I would totally do this!

Reactions: Like 2


----------



## dekang suppliers (11/12/14)

Be the Dragon, anyone else see clearomizers going the same way razor blades have, every year add additional coil to set up and sell as new and improved, forward to 2018 new 6 coil atomizer . I have been wondering if we have seen the pinnacle of clearomizers now, what other features do you think we are likely to see in the future?

Reactions: Like 1


----------



## Gamma (11/12/14)

I love how he just falls of the chair at the end. 
The cloud is strong with this one.

Reactions: Like 1 | Agree 1 | Funny 1


----------



## capetocuba (11/12/14)

I know @Gazzacpt @Zegee @BillW @steve @fred1sa @Cape vaping supplies and @iPWN would do this

Reactions: Funny 1


----------



## Yusuf Cape Vaper (11/12/14)

capetocuba said:


> I know @Gazzacpt @Zegee @BillW @steve @fred1sa @Cape vaping supplies and @iPWN would do this


Their lungs are getting old.

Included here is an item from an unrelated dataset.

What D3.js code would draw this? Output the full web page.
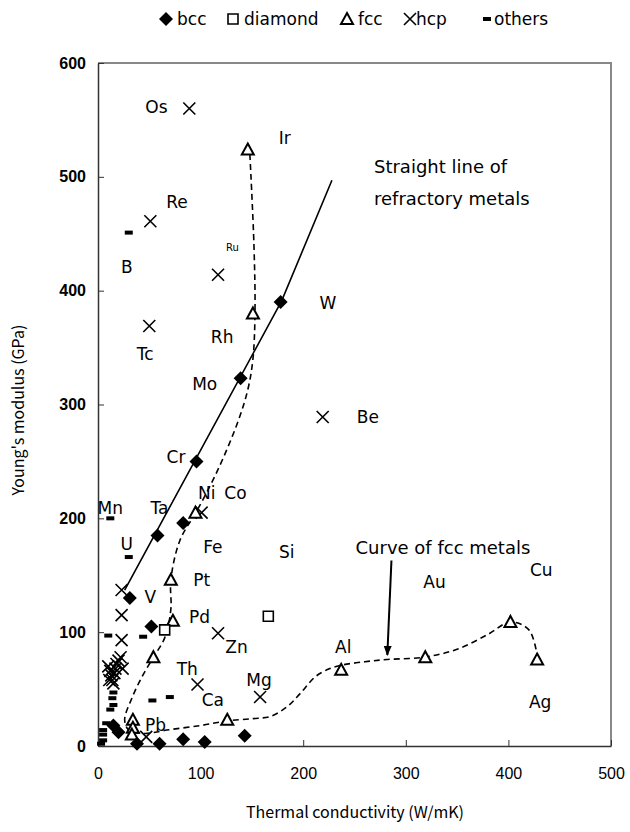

They can't handle it anymore

Reactions: Winner 1 | Funny 1


----------



## Arthster (11/12/14)

BWHAHAHAHAHAHAHAHA... but who would take the price at the Cloud Blowing comps... Man or Machine.

Reactions: Like 1


----------



## ESH (11/12/14)

LMAO, Nice idea for a hookah though

Reactions: Like 1


----------



## Marzuq (11/12/14)

I can't believe u just used the data on my phone to watch this

Reactions: Funny 2


----------



## Richard (11/12/14)

I lost it when the pipe came loose after he started the coughing fit, and the machine's like you wanted to play this game lets play and keeps blasting him.

Reactions: Funny 2


----------



## Silver (11/12/14)

Very interesting and entertaining

But I wonder, probably not too hot at the end of that long pipe
Just a lot of vapour. Too much. And it doesnt stop after each toot - just keeps on going. 
Lol

I wonder what the coil in that fog machine looks like

Oh, and its not variable wattage. Just one setting.

Reactions: Funny 1


----------



## Arthster (11/12/14)

Silver said:


> Very interesting and entertaining
> 
> But I wonder, probably not too hot at the end of that long pipe
> Just a lot of vapour. Too much. And it doesnt stop after each toot - just keeps on going.
> ...



And that one setting will blow you away apparently

Reactions: Like 1


----------



## hands (11/12/14)

LMAO this reminds me of this this guy.

Reactions: Funny 3


----------



## Dubz (11/12/14)

hands said:


> LMAO this reminds me of this this guy.



LMFAO that is hillarious

Reactions: Agree 2


----------



## Arthster (11/12/14)

hands said:


> LMAO this reminds me of this this guy.




No that was one hectic lung hit.

Reactions: Funny 2


----------



## Arthster (11/12/14)

thinking about it... that's what i looked like when I tried to blow my first cloud... 18MG FTW!!!

Reactions: Funny 1


----------